Wenn man schon mehrere Anläufe für Veränderungen gestartet und diese nie mit der nötigen Zielstrebigkeit untermauert hat, setzt früher oder später eine Veränderungsmüdigkeit ein, die zu Aussagen wie „Das ist doch die gleiche Sau, die wir jedes Jahr durch das Dorf treiben!“ führt, wodurch der Widerstand gegen diese Veränderung wächst. Sollten Sie das bereits in ihrem Unternehmen beobachten, sollten Sie prüfen, was bei den bisherigen Versuchen schiefgelaufen ist. An dieser Stelle hat sich in meinen Augen der Ansatz eines externen Mitarbeiters bewährt. Egal, ob als Berater, Agile Coach oder Ähnliches: Eine externe Person im Unternehmen manifestiert den Änderungswunsch und die Änderungsbereitschaft im Unternehmen. Natürlich ist das Einbringen von externen Mitarbeitern kein Allheilmittel, es liefert jedoch einen objektiven Blick auf die aktuelle Situation und unterstreicht die Veränderungsbemühungen.

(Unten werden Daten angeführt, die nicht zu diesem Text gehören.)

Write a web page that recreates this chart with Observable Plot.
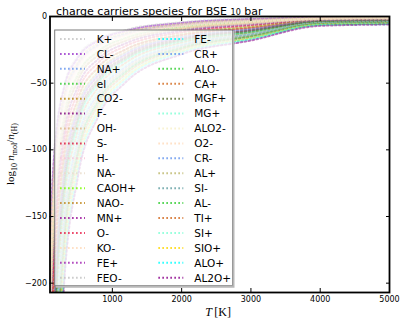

Punkt 4: Umgang mit dem Widerstand
Wenn die drei genannten Faktoren gegeben sind, muss laut Gleichers Formel das Produkt daraus größer sein als der Widerstand. Das heißt auch, dass, wenn einer der drei Faktoren 0 beträgt, das Produkt ebenfalls 0 ergibt und wir den Widerstand nicht überwinden werden! Folglich müssen wir wissen, wie groß der Widerstand gegen die Veränderung ist – oder wie Sunzi sagte: „Wenn du dich und den Feind kennst, brauchst du den Ausgang von hundert Schlachten nicht zu fürchten.“
Der Widerstand kann sich auf unterschiedliche Arten manifestieren. Sind die Kosten zu hoch? Wie viele Bemühungen müssen wir in Veränderung stecken? Haben wir die Zeit dafür? – und so weiter. Den Widerstand vorherzusagen ist in den meisten Fällen nur ansatzweise möglich. Stakeholderanalysen tragen hier einen wesentlichen Faktor bei. Wir müssen wissen, welche Entscheidungsträger und Stakeholder es im Unternehmen gibt, um diese gegebenenfalls abzuholen und positiv zu beeinflussen. Sich zu verändern, die bekannten Gefilde zu verlassen, Neues zu probieren kostet Kraft, Mut und eine gewisse Portion Selbstüberwindung – das ist im Zweifel eine normale menschliche Reaktion. Wenn die Veränderung aber zu einem stetigen Begleiter wird, kann man sie unter anderem durch Transparenz zur Normalität werden lassen und ihr ein wenig das Beängstigende nehmen.
Auch Gleichers Ungleichung ist kein Allheilmittel, um sicherzustellen, dass eine Veränderung tatsächlich erfolgreich umgesetzt wird, denn dafür sind am Ende des Tages alle Beteiligten verantwortlich. Sie unterstützt aber die Gesamtbetrachtung der Veränderungsinitiative.